While residents can combat the problem by turning to mail-order services where it's possible to buy in bulk, those services are less accessible in more remote communities, she added. And low-income consumers cannot make such large purchases at one time; many are on social assistance that provides vouchers for local stores, where prices are high.

Nutrition North Canada, a program launched in 2011 by Aboriginal Affairs and Northern Development Canada, was supposed to subsidize the cost of delivering perishable foods to northern communities. Critics, including those in the Facebook group, say the program is not working and that lower prices are not trickling down to consumers. In 2014, Auditor-General Michael Ferguson found that government oversight of the program was insufficient.

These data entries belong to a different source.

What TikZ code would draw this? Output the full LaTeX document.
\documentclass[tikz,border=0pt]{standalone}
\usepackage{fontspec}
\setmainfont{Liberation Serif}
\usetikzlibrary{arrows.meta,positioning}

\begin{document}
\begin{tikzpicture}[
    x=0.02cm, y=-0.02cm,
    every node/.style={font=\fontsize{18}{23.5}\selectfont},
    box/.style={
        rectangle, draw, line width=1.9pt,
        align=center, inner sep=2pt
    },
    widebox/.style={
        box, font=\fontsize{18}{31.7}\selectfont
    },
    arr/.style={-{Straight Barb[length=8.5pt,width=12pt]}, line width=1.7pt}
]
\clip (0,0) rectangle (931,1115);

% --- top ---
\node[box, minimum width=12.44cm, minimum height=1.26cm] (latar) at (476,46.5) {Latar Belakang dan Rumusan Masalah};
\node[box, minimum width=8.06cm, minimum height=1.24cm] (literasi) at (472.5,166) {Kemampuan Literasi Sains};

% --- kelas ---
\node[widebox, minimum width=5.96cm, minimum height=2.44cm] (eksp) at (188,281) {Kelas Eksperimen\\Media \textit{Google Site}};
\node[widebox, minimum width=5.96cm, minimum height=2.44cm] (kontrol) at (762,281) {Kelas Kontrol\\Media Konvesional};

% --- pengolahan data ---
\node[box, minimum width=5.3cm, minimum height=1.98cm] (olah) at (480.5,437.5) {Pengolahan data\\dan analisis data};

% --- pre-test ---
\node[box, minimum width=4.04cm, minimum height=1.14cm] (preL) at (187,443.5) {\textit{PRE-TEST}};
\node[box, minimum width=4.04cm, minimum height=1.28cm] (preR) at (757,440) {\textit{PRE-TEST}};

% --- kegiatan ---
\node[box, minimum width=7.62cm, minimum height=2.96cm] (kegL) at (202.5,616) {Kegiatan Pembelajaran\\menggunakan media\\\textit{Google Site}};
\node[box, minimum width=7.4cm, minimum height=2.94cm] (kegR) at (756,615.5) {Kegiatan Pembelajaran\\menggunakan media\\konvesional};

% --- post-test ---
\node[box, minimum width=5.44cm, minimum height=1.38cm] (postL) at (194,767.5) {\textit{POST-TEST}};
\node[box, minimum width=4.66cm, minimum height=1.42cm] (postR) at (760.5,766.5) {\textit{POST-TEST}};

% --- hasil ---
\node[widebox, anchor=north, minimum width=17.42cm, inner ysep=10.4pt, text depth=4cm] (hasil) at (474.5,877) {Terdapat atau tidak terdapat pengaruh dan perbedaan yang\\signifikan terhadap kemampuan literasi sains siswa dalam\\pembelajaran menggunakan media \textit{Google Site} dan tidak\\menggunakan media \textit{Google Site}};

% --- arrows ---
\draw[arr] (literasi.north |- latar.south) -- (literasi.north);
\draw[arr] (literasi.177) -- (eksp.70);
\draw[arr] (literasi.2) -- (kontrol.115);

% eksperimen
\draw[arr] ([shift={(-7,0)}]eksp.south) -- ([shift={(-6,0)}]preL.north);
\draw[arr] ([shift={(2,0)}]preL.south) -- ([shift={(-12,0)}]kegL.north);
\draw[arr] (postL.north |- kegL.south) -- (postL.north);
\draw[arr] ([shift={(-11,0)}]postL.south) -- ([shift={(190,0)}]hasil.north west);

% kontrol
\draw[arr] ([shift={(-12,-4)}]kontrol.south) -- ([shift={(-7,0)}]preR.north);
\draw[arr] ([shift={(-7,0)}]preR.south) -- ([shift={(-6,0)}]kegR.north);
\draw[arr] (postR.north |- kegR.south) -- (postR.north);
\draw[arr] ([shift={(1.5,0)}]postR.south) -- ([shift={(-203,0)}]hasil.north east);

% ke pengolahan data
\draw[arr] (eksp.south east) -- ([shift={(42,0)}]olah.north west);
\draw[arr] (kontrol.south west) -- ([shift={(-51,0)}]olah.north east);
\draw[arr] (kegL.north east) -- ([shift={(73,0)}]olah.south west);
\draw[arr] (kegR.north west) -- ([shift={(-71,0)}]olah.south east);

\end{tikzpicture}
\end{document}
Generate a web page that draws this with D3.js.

"We created a fake grocery store but used real prices," said Brad Connell, art director at Wax. A Family Foods grocery store in Calgary donated its space for the shoot, agency Six Degrees audio provided its services, such as the fake jingle and other audio, for free, as did production agency Joe Media. One professional actor donated his time. The rest of the people in the video are Wax employees. It's running online only.

"Fifteen years ago we couldn't have done a campaign like this in the same way," Mr. Burton said. "We want to get that conversation rolling."

Too often, Ms. Angoyuak says, the conversation goes in the wrong direction.

"I have been asked that many times, why we live up here, why not move down south," she said. "… We have poverty in Canada, in the North. Hardly anyone understands it. What I want them to understand is, it's not as easy as getting up and moving. It's our home."